Let's use our resources to protect us from actual risks, instead of lining the pockets of Al Gore. 


  1. Michael,

    Problem solved. Just take the $450 billion subsidies for oil and natural gas production, not in total but each and every year, and put it into a program to protect us against dangerous asteroids or comets...

    Anyway, there aren't any 'catastrophic meteor strikes'. Meteors, by definition, don't reach the ground. You're thinking of meteorites.

    Global warming isn't a hoax. It's based on the well known and well understood properties of greenhouse gases. According to the Stefan-Boltzmann law, with an albedo of 30%, the Earth should have an average temperature of -18 degrees Celcius. Instead of 15 degrees Celcius. Greenhouse gases result in warming of around 33 degrees. Humans increasing greenhouse gases by burning enormous amounts of fossil fuels will increase the global temperature above that it would otherwise have.

    Calling AGW a hoax is a bit rich coming from someone who reckons that Thomistic evolution is a good theory. Thomistic evolution, which reduces to 'survivors survive'.

    And anyway, an asteroid or a comet will never collide with the Earth. God wouldn't allow it. God, after all, directs the motion of all particles in the Universe, even electrons, so if there is an asteroid or comet on a collision course with the Earth, it's presumptive for humans to be attempting to prevent it...

    1. Where are you getting this number from, $450 billion?

      I'm certainly against subsidies for any business, but if I know anything about liberals and facts it's that they don't really get along. You're going to have to show me some kind of authoritative source for this number.


    2. "Each and every" is redundant. And really annoying.


    3. Ben,

      Have a look at the Wikipedia article on 'Energy subsidies'. It quotes $523 billion in 2011. It also quotes $80 billion for renewable energy.

      'Each and every' was deliberately chosen to irritate you, and also to indicate it's an ongoing subsidy.

    4. I see that your number is for the globe, not the US. Okay.

      Wikipedia delineates the three most prominent subsidies in the US:

      1. Foreign tax credit ($15.3 billion)
      2. Credit for production of non-conventional fuels ($14.1 billion)
      3. Oil and Gas exploration and development expensing ($7.1 billion)

      Numbers one and two are definitely not subisidies. I don't think that number three is either, though I may misunderstand what they mean. I believe that it just means that the very high costs of searching for and oil and digging wells is also a deductible business expense.

      At least number one and two allow the oil companies to keep more of their own cash. A subsidy is when the government writes you a check.

      From Wiki: The dictionary [Concise Oxford] defines it as "money granted by state, public body, etc., to keep down the prices of commodities, etc.”

      I predicted, even before you answered the question, that the "subsidies" you were referring to were in fact tax deductible business expenses that allowed oil companies to pay less in taxes. That only works when you assume that all money rightly belongs to the government and if they let you keep more of it, that's like a big gift.

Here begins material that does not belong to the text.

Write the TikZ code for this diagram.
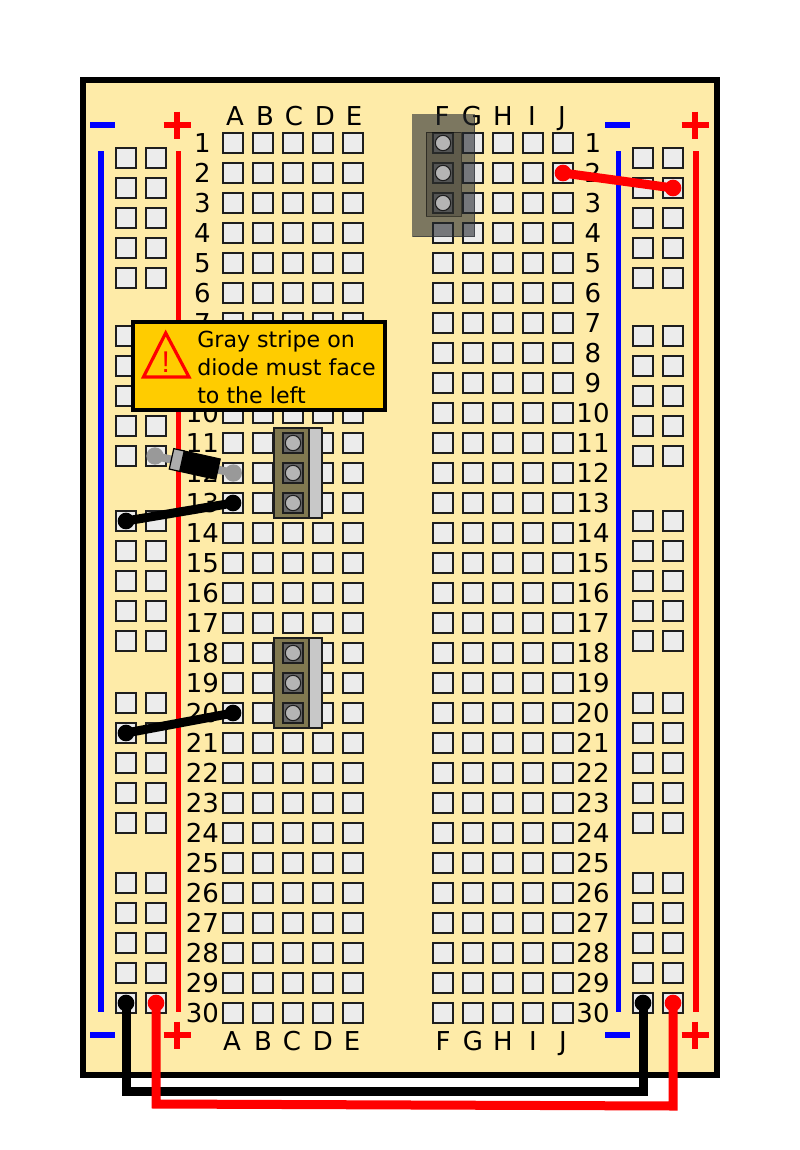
\documentclass[tikz,border=0pt]{standalone}
\usepackage{fontspec}
\setmainfont{DejaVu Sans}
\newfontfamily\bangfont{Liberation Sans}
\definecolor{boardc}{HTML}{FEEBA8}
\definecolor{holec}{HTML}{ECECEC}
\definecolor{linec}{HTML}{1E1E1E}
\definecolor{warnc}{HTML}{FFCC00}
\definecolor{olivec}{HTML}{807850}
\definecolor{stripec}{HTML}{C8C8C8}
\definecolor{pinc}{HTML}{666666}
\definecolor{dotc}{HTML}{B4B4B4}
\definecolor{leadc}{HTML}{999999}
\definecolor{shadec}{HTML}{262A30}
\definecolor{shadeb}{HTML}{30302A}
\tikzset{
  hole/.style={draw=linec,fill=holec,line width=1.7pt,minimum size=15pt,inner sep=0pt,outer sep=0pt},
  boardlabel/.style={font=\fontsize{19.5}{19.5}\selectfont,text=black,inner sep=0pt,anchor=base},
  railblue/.style={draw=blue,line width=4.2pt},
  railred/.style={draw=red,line width=4.2pt},
  signred/.style={draw=red,line width=4.5pt},
  signblue/.style={draw=blue,line width=4.2pt},
  jumper/.style={line width=6.75pt,miter limit=10},
  wireend/.style={circle,minimum size=12.5pt,inner sep=0pt,outer sep=0pt},
  pinsq/.style={draw=linec,line width=1pt,fill=pinc,minimum size=15pt,inner sep=0pt},
  pindot/.style={circle,draw=linec,line width=.8pt,fill=dotc,minimum size=11.5pt,inner sep=0pt},
  ghostpinsq/.style={fill=shadeb,fill opacity=.12,minimum size=15pt,inner sep=0pt},
  lead/.style={draw=leadc,line width=6pt},
  leaddot/.style={circle,fill=leadc,minimum size=13pt,inner sep=0pt},
}
\begin{document}
\begin{tikzpicture}[x=.75pt,y=-.75pt]
\useasboundingbox (0,0) rectangle (800,1150);
\fill[white] (0,0) rectangle (800,1150);
% board
\node[draw=black,fill=boardc,line width=4.6pt,minimum width=475.5pt,minimum height=746.25pt,inner sep=0pt,outer sep=0pt,anchor=north west] (board) at (83,80) {};
% power rails
\draw[railblue] (100.7,151) coordinate (lbt) -- (100.7,1012) coordinate (lbb);
\draw[railred] (178.3,151) coordinate (lrt) -- (178.3,1012) coordinate (lrb);
\draw[railblue] (618.3,151) coordinate (rbt) -- (618.3,1012) coordinate (rbb);
\draw[railred] (696,151) coordinate (rrt) -- (696,1012) coordinate (rrb);
% signs
\foreach \n/\mx/\px/\sy in {a/90/177/125,b/90/177/1035,c/605/695/125,d/605/695/1035}{
  \draw[signblue] (\mx,\sy) coordinate (minus\n) -- ++(25,0);
  \draw[signred] (\px-13.5,\sy) coordinate (plush\n) -- ++(27,0);
  \draw[signred] (\px,\sy-13.5) coordinate (plusv\n) -- ++(0,27);
}
% terminal holes and labels
\foreach \r [evaluate=\r as \yy using {143+(\r-1)*30}] in {1,...,30}{
  \node[boardlabel] (numl\r) at (202.5,\yy+9.2) {\r};
  \node[boardlabel] (numr\r) at (593,\yy+9.2) {\r};
  \foreach \c/\cx in {a/233,b/263,c/293,d/323,e/353,f/443,g/473,h/503,i/533,j/563}{
    \node[hole] (\c\r) at (\cx,\yy) {};
  }
}
% rail holes
\foreach \y in {158,188,218,248,278,336,366,396,426,456,521,551,581,611,641,703,733,763,793,823,883,913,943,973,1003}{
  \node[hole] (la\y) at (126,\y) {};
  \node[hole] (lb\y) at (156,\y) {};
  \node[hole] (ra\y) at (643,\y) {};
  \node[hole] (rb\y) at (673,\y) {};
}
% column letters
\foreach \t/\x in {A/235,B/265,C/294,D/325,E/354,F/442,G/472,H/503,I/532,J/562}{
  \node[boardlabel] (top\t) at (\x,125) {\t};
}
\foreach \t/\x in {A/232,B/263,C/292,D/323,E/352,F/443,G/473,H/503,I/533,J/563}{
  \node[boardlabel] (bot\t) at (\x,1050) {\t};
}
% translucent component
\node[fill=shadec,fill opacity=.6,draw=shadec,draw opacity=.6,line width=.75pt,minimum width=46.5pt,minimum height=91.5pt,inner sep=0pt,anchor=north west] (ghost) at (412.3,114) {};
\node[fill=shadeb,fill opacity=.38,draw=black,draw opacity=.5,line width=.75pt,minimum width=26.25pt,minimum height=63pt,inner sep=0pt,anchor=north west] (ghostin) at (425.7,131.7) {};
\foreach \y in {143,173,203}{
  \node[ghostpinsq] (gs\y) at (443,\y) {};
  \node[pindot] (gd\y) at (443,\y) {};
}
% upright components
\foreach \n/\top in {u/428.3,v/638.3}{
  \node[draw=linec,fill=olivec,line width=1.5pt,minimum width=26.5pt,minimum height=67.5pt,inner sep=0pt,outer sep=0pt,anchor=north west] (body\n) at (274,\top) {};
  \node[draw=linec,fill=stripec,line width=1.5pt,minimum width=9.75pt,minimum height=67.5pt,inner sep=0pt,outer sep=0pt,anchor=north west] (band\n) at (309.3,\top) {};
  \foreach \i in {15,45,75}{
    \node[pinsq] (sq\n\i) at (293,\top-.3+\i) {};
    \node[pindot] (dot\n\i) at (293,\top-.3+\i) {};
  }
}
% diode
\node[leaddot] (dl) at (155,456) {};
\node[leaddot] (dr) at (233.3,473) {};
\draw[lead] (dl.center) -- (dr.center);
\begin{scope}[shift={(194.8,464)},rotate=-12.5]
  \node[fill=black,draw=black,line width=.75pt,minimum width=27.5pt,minimum height=15.7pt,inner sep=0pt,outer sep=0pt,rotate=-12.5] (dbody) at (5.5,0) {};
  \node[fill=leadc!80!white,draw=black,line width=.9pt,minimum width=8pt,minimum height=15.7pt,inner sep=0pt,outer sep=0pt,rotate=-12.5] (dband) at (-18.5,0) {};
\end{scope}
% short jumpers
\draw[jumper,red] (j2.center) -- (rb188.center);
\node[wireend,fill=red] (je1) at (j2) {};
\node[wireend,fill=red] (je2) at (rb188) {};
\draw[jumper,black] (la521.center) -- (a13.center);
\node[wireend,fill=black] (ke1) at (la521) {};
\node[wireend,fill=black] (ke2) at (a13) {};
\draw[jumper,black] (la733.center) -- (a20.center);
\node[wireend,fill=black] (ke3) at (la733) {};
\node[wireend,fill=black] (ke4) at (a20) {};
% long jumpers
\coordinate (kc1) at (126,1091);
\coordinate (kc2) at (643,1091);
\coordinate (rc1) at (156,1104);
\coordinate (rc2) at (673,1106);
\draw[jumper,black] (la1003.center) -- (kc1) -- (kc2) -- (ra1003.center);
\draw[jumper,red] (lb1003.center) -- (rc1) -- (rc2) -- (rb1003.center);
\node[wireend,fill=black] (ke5) at (la1003) {};
\node[wireend,fill=black] (ke6) at (ra1003) {};
\node[wireend,fill=red] (je3) at (lb1003) {};
\node[wireend,fill=red] (je4) at (rb1003) {};
% warning box
\node[draw=black,fill=warnc,line width=3pt,minimum width=189pt,minimum height=66pt,inner sep=0pt,outer sep=0pt,anchor=north west] (warn) at (133,322) {};
\draw[red,line width=2.4pt,miter limit=10] (165.7,333) coordinate (tria) -- (143.5,377) coordinate (trib) -- (189,377) coordinate (tric) -- cycle;
\node[text=red,font=\bangfont\fontsize{22.5}{22.5}\selectfont,inner sep=0pt,anchor=base] (bang) at (165.7,372) {!};
\node[font=\fontsize{16.6}{20.9}\selectfont,align=left,inner sep=0pt,anchor=north west] (warntext) at (197,330.3) {Gray stripe on\\diode must face\\to the left};
\end{tikzpicture}
\end{document}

      In the United States, business expenses are tax deductible whether you're Exxon-Mobil or a mom and pop store. This isn't a sweetheart deal. From the Wikipedia entry you referred me to: "However, many of the "subsidies" available to the oil and gas industries are general business opportunity credits, available to all US businesses (particularly, the foreign tax credit mentioned above)."

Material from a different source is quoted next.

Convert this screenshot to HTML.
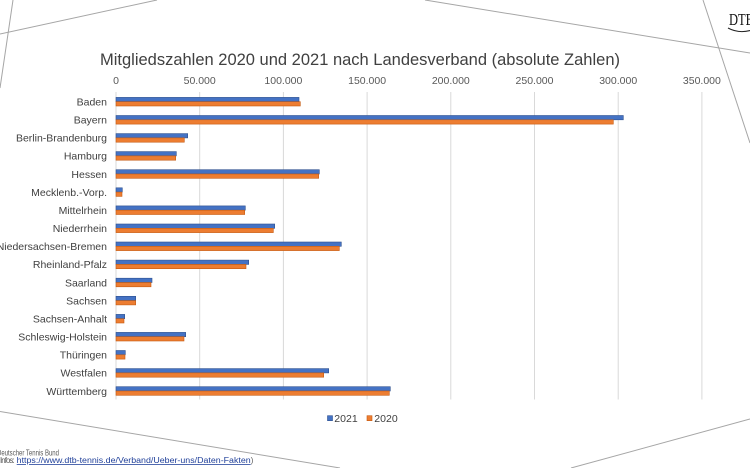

    5. "That only works when you assume that all money rightly belongs to the government and if they let you keep more of it, that's like a big gift."

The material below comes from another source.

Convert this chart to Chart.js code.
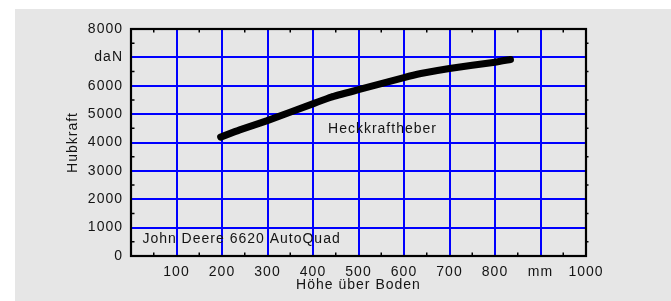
<!DOCTYPE html>
<html><head><meta charset="utf-8">
<script src="https://cdn.jsdelivr.net/npm/chart.js@4"></script>
<style>html,body{margin:0;padding:0;background:#fff;}canvas{display:block;}</style>
</head><body>
<canvas id="c" width="671" height="301"></canvas>
<script>
// Data
const heights = [197, 239, 298, 401, 440, 500, 600, 637, 700, 800, 834];
const forces  = [4190, 4444, 4762, 5370, 5600, 5860, 6290, 6430, 6610, 6830, 6925];
const xTickValues = [0, 100, 200, 300, 400, 500, 600, 700, 800, 900, 1000];
const xTickLabels = ['', '100', '200', '300', '400', '500', '600', '700', '800', 'mm', '1000'];
const yTickValues = [0, 1000, 2000, 3000, 4000, 5000, 6000, 7000, 8000];
const yTickLabels = ['0', '1000', '2000', '3000', '4000', '5000', '6000', 'daN', '8000'];
const seriesLabel = 'Heckkraftheber';
const seriesLabelAt = [433, 4470];
const modelLabel = 'John Deere 6620 AutoQuad';
const modelLabelAt = [25, 600];
const xTitle = 'Höhe über Boden';
const yTitle = 'Hubkraft';

const FONT = '"Liberation Sans", Arial, sans-serif';
const TEXT = '#141414';
const GRAY = '#e6e6e6';

const bgPlugin = {
  id: 'bg',
  beforeDraw(chart) {
    const ctx = chart.ctx;
    ctx.fillStyle = '#ffffff';
    ctx.fillRect(0, 0, chart.width, chart.height);
    ctx.fillStyle = GRAY;
    ctx.fillRect(15, 9, chart.width - 15, chart.height - 9);
    ctx.letterSpacing = '1px';
  }
};

const framePlugin = {
  id: 'frame',
  beforeDatasetsDraw(chart) {
    const ctx = chart.ctx, a = chart.chartArea;
    const xs = chart.scales.x, ys = chart.scales.y;
    ctx.save();
    ctx.strokeStyle = '#000';
    ctx.lineWidth = 1.5;
    ctx.beginPath();
    for (let v = 50; v < 1000; v += 100) {
      const px = xs.getPixelForValue(v);
      ctx.moveTo(px, a.top); ctx.lineTo(px, a.top + 3.5);
      ctx.moveTo(px, a.bottom); ctx.lineTo(px, a.bottom - 3.5);
    }
    for (let v = 500; v < 8000; v += 1000) {
      const py = ys.getPixelForValue(v);
      ctx.moveTo(a.left, py); ctx.lineTo(a.left + 3.5, py);
      ctx.moveTo(a.right, py); ctx.lineTo(a.right + 2.5, py);
    }
    ctx.stroke();
    ctx.lineWidth = 2.2;
    ctx.strokeRect(a.left, a.top, a.right - a.left, a.bottom - a.top);
    ctx.restore();
  },
  afterDraw(chart) {
    const ctx = chart.ctx, a = chart.chartArea;
    const xs = chart.scales.x, ys = chart.scales.y;
    ctx.save();
    ctx.letterSpacing = '1px';
    ctx.fillStyle = TEXT;
    ctx.font = '14px ' + FONT;
    ctx.textBaseline = 'middle';
    ctx.textAlign = 'left';
    ctx.fillText(seriesLabel, xs.getPixelForValue(seriesLabelAt[0]), ys.getPixelForValue(seriesLabelAt[1]));
    ctx.fillText(modelLabel, xs.getPixelForValue(modelLabelAt[0]), ys.getPixelForValue(modelLabelAt[1]));
    ctx.textAlign = 'center';
    ctx.fillText(xTitle, (a.left + a.right) / 2, 285);
    ctx.translate(73.5, (a.top + a.bottom) / 2);
    ctx.rotate(-Math.PI / 2);
    ctx.fillText(yTitle, 0, 0);
    ctx.restore();
  }
};

new Chart(document.getElementById('c'), {
  type: 'line',
  data: {
    datasets: [{
      label: seriesLabel,
      data: heights.map((h, i) => ({ x: h, y: forces[i] })),
      borderColor: '#000',
      borderWidth: 7,
      borderCapStyle: 'round',
      borderJoinStyle: 'round',
      tension: 0.15,
      pointRadius: 0,
      fill: false,
      clip: false
    }]
  },
  options: {
    responsive: false,
    animation: false,
    devicePixelRatio: 1,
    layout: { padding: { left: 0, top: 29, right: 85, bottom: 0 } },
    plugins: { legend: { display: false }, tooltip: { enabled: false } },
    scales: {
      x: {
        type: 'linear', min: 0, max: 1000,
        afterBuildTicks(s) { s.ticks = xTickValues.map(v => ({ value: v })); },
        afterFit(s) { s.height = 45; },
        border: { display: false },
        grid: {
          color: c => (c.tick && (c.tick.value === 0 || c.tick.value === 1000)) ? 'rgba(0,0,0,0)' : '#0000ff',
          lineWidth: 2, drawTicks: false
        },
        ticks: {
          autoSkip: false, maxRotation: 0, padding: 8,
          color: TEXT, font: { family: FONT, size: 14 },
          callback: v => { const i = xTickValues.indexOf(v); return i >= 0 ? xTickLabels[i] : ''; }
        }
      },
      y: {
        type: 'linear', min: 0, max: 8000,
        afterBuildTicks(s) { s.ticks = yTickValues.map(v => ({ value: v })); },
        afterFit(s) { s.width = 131; },
        border: { display: false },
        grid: {
          color: c => (c.tick && (c.tick.value === 0 || c.tick.value === 8000)) ? 'rgba(0,0,0,0)' : '#0000ff',
          lineWidth: 2, drawTicks: false
        },
        ticks: {
          autoSkip: false, padding: 8,
          color: TEXT, font: { family: FONT, size: 14 },
          callback: v => { const i = yTickValues.indexOf(v); return i >= 0 ? yTickLabels[i] : ''; }
        }
      }
    }
  },
  plugins: [bgPlugin, framePlugin]
});
</script>
</body></html>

      Well yeah, that's how liberals think.


    6. How did I know that "subsidies" he was referring to were actually the very same tax deductible expenses that all businesses are entitled to? This is why we can't have a conversation with leftists. They change the meaning of words at will and they lack the honesty required for open discourse. We can't talk through your storm of bullcrap.


    7. Meanwhile, actual subsidies to politically-connected financial black-holes become "investments" in the "liberal" lexicon.

  2. Adm. G Boggs, Glenbeckistan NavyFebruary 21, 2013 at 9:18 AM

    Thank God for global warming. Ice is no one's friend. Goklany (2009, Journal of American Physicians and Surgeons) estimates (based on death certificates) that cold events kill twice as many people as heat events (Table 4). Of course, given the Rapture Science Progressotard Apocalypto Theory of Humanity-As-Plague, mass death is a thing to celebrate. As long as the Progressive nomenklatura have central heating, that is.

    But I'm afraid we don't have the time or the resources for asteroid defense. NASA's Director John Bolden is on record saying that President Obama tasked his agency, first and foremost, to "[F]ind a way to reach out to the Muslim world and engage much more with dominantly Muslim nations to help them feel good about their historic contribution to science, math, and engineering." I imagine they have their hands full with that, all things considered.

    1. This makes about as much sense as using neurosurgeons for a dual purpose: you just turn'em 180 degrees and have them do a colonoscopy.


  3. I don't think that there would be anything we could do about a catastrophic meteor (or meteorite) strike. Even if we saw it coming there would be nothing we could do about it.

    And global warming is a hoax, at least the man made variety.


  4. "Let's use our resources to protect us from actual risks, instead of lining the pockets of Al Gore."

    And, since "liberals" *need* environmental catastrophes over which to pointlessly obsess, they can turn their attention to the on-going decay of Earth’s magnetic field. From their point of view, it’s almost perfect:
    1) It is scientific
    2) It is real (OK, that’s a minus from their perspective)
    3) It has the potential to “end the world as we know it”
    4) There is absolutely nothing we can do about it
    4a) … No matter how much we might spend to “solve” it

    From the “liberal” point of view, the *really* bad thing about the collapse of Earth’s magnetic field is that there seems to be no way to blame it on modern/industrial Western civilization.

  5. " way to blame it on modern/industrial Western civilization."

    What about all those cell phones?


    1. Pépé, I am more expecting old-fashioned and general electrical use -- and thus, the entire physical basis of our easy modern life -- to be blamed. For, the measurments of the magnetic field's decay extend back a century and a half.

      At the measured rate of decay, the magnetic field has a half-life of about 1400 years.

  6. Actually there are things we could do with an asteroid found to be on a collision course with Earth. We need to see these things coming in time to do those things. A robotic spacecraft could be launched to intercept and attach itself to the 'roid. Then precise burns of it's attitude thrusters could change the course of the 'roid just enough so that it would miss the Earth. And a miss is a miss. Got to start changing that course early though...

  7. Interesting how the OP accepts the science regarding gravity and orbits, but rejects the science of the climate brought to us by data collecting satellites that orbit the Earth.